Reconstruction of gap-free time series satellite observations of land surface temperature to model spectral soil thermal admittance

Abstract

The soil thermal properties (soil thermal conductivity, soil heat capacity and soil diffusivity) are the main parameters in the applications that need quantitative information on soil heat transfer. Conventionally, these properties are either measured in situ or estimated by semi-empirical models using the fractions of soil constituents. The use of such methods over large and heterogeneous areas, however, is often costly, timeconsuming and sometimes impractical. This thesis proposes and evaluates a new approach to estimate the soil thermal properties by inverse modelling of Spectral Soil Thermal Admittance (SSTA) which is determined using the time series satellite observations of Land Surface Temperature (LST) and soil heat flux (G0) over the entire Qinghai-Tibet Plateau (QTP) from 2008 to 2010. To calculate the soil thermal admittance, the amplitudes of G0 and LST at significant frequencies are required which needs consistent, continuous and long time series.

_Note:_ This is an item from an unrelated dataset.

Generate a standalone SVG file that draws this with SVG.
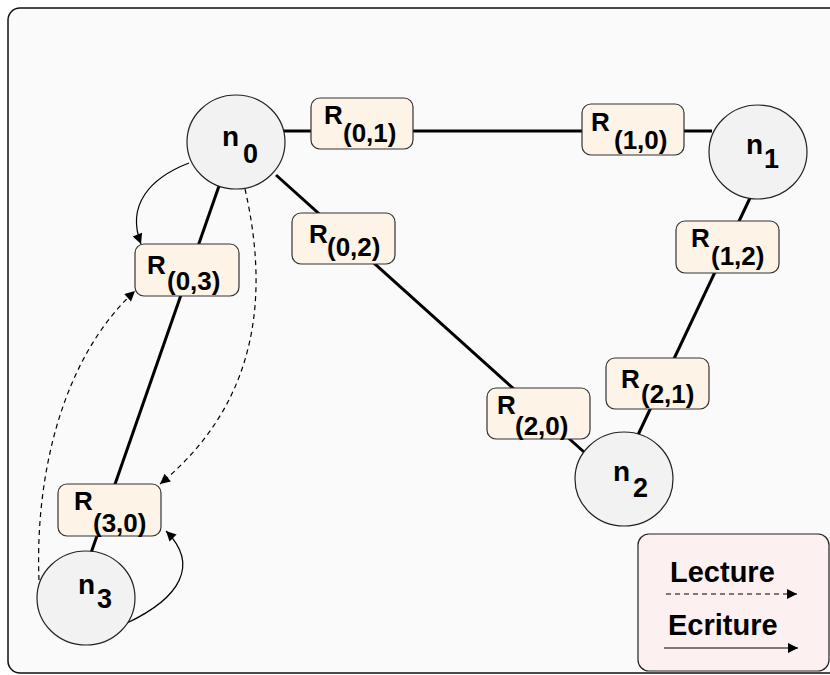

The hourly FY-2C LST time series used in this study were often contaminated by missing data (gaps) and outliers. The HANTS algorithm and M-SSA were used to fill the gaps and remove the outliers in the LST time series. Then, the gap-filled hourly LST was used to identify the most significant periodic components over a three-year data. The amplitude of soil heat flux and LST were estimated at significant frequencies and then the soil thermal admittance at each frequency was determined over the study area. The SSTA, which is the variation of STA against frequency, contains information about the soil thermal properties of different soil layers. An inversion model was used to estimate soil thermal properties of different soil layers (assuming three-layer soil) over the Q-TP.